- **What this task involves**:
Copy nothing but the part that opens with the line containing "Recreate this image" and closes with the line containing "plt.rcParams['font.family'] = ['Lato', 'DejaVu". Do not include pictures.

[Start Data supplied]

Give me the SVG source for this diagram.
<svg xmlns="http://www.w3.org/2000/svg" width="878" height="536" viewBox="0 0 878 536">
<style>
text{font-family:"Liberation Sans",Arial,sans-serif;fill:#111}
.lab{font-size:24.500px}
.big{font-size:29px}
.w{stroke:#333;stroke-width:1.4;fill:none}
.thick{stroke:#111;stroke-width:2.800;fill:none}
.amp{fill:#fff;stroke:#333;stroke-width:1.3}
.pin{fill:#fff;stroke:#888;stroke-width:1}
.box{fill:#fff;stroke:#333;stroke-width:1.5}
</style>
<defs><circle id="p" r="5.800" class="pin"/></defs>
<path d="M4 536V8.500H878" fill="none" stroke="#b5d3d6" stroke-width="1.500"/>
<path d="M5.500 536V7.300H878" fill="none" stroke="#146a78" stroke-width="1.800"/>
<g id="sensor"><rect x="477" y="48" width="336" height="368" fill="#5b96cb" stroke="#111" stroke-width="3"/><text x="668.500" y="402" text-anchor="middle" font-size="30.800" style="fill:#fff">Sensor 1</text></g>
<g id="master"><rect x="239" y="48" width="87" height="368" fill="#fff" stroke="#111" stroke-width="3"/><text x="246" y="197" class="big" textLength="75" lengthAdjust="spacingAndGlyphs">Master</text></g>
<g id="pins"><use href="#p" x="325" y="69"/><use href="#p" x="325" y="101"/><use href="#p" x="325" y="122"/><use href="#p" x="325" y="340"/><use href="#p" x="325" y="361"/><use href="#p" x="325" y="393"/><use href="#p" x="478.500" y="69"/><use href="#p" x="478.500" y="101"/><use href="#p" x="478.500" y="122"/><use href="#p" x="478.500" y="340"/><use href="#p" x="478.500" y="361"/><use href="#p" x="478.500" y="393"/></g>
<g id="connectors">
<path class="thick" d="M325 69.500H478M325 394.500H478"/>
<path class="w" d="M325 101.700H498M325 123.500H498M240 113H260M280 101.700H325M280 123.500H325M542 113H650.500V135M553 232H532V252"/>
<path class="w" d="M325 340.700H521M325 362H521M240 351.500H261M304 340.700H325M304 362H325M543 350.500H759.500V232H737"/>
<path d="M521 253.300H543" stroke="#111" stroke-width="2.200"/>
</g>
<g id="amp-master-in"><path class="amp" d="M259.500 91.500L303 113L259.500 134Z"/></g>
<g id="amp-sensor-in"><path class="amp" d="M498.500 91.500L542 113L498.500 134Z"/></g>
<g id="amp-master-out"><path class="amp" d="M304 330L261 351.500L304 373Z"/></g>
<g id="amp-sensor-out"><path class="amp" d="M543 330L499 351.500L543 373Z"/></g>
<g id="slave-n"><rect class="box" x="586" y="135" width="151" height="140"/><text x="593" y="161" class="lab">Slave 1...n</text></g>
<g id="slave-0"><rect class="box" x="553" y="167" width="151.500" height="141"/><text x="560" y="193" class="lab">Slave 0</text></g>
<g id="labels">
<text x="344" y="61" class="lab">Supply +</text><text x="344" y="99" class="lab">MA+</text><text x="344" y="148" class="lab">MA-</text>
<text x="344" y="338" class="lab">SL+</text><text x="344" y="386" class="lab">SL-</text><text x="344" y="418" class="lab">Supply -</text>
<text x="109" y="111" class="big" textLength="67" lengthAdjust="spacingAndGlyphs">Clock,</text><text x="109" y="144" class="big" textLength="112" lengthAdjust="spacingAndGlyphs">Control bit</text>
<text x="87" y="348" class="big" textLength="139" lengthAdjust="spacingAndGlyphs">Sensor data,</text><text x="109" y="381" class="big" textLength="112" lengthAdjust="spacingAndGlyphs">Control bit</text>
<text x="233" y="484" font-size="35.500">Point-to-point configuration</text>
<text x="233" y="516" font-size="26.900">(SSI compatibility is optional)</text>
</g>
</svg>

[End Data supplied]
[Start Data supplied]

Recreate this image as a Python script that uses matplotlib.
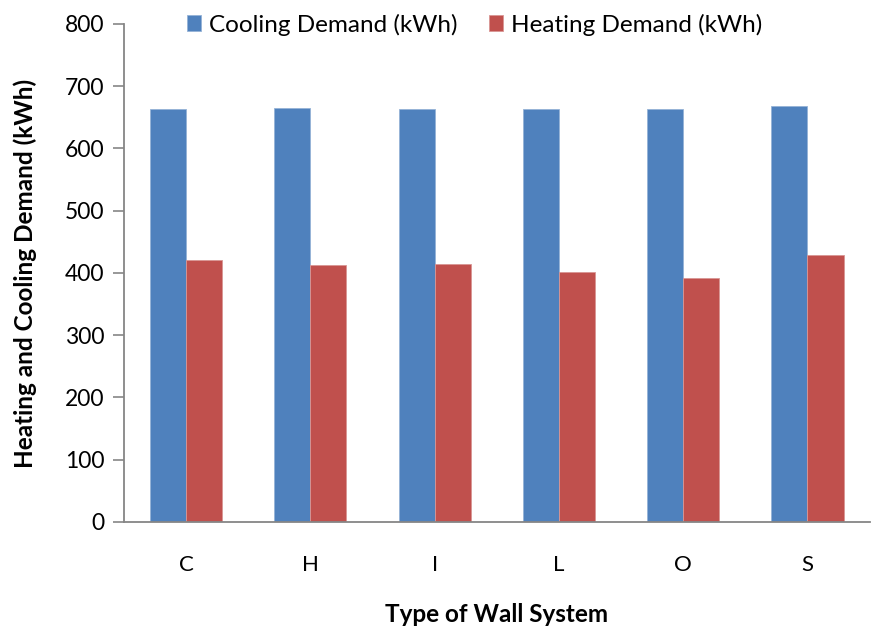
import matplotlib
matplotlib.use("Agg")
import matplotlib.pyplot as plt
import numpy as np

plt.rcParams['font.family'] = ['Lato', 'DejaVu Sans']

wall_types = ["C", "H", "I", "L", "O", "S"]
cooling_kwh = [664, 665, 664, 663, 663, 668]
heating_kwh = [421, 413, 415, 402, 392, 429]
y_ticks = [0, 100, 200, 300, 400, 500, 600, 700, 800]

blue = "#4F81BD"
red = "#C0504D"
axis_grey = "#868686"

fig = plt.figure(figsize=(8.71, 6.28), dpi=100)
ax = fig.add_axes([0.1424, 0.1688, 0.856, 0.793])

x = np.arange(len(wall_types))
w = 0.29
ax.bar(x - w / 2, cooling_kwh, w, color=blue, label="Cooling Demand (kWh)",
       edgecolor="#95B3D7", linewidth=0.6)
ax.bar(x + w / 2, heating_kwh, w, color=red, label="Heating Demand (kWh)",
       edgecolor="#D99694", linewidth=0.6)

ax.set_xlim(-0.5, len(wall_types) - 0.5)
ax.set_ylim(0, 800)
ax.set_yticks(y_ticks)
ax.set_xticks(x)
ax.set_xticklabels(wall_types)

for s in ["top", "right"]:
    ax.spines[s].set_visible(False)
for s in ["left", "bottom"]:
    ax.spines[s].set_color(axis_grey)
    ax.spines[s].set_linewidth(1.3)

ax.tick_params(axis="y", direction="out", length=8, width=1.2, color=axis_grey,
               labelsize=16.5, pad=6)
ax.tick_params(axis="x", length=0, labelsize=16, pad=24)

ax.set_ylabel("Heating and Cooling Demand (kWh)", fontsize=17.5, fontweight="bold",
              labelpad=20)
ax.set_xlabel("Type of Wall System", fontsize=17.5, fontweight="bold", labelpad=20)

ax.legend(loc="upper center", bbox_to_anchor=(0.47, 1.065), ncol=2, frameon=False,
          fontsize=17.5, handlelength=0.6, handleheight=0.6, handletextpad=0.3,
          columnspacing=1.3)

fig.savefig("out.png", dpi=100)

[End Data supplied]

- **Task answer**:
Recreate this image as a Python script that uses matplotlib.
import matplotlib
matplotlib.use("Agg")
import matplotlib.pyplot as plt
import numpy as np

plt.rcParams['font.family'] = ['Lato', 'DejaVu Sans']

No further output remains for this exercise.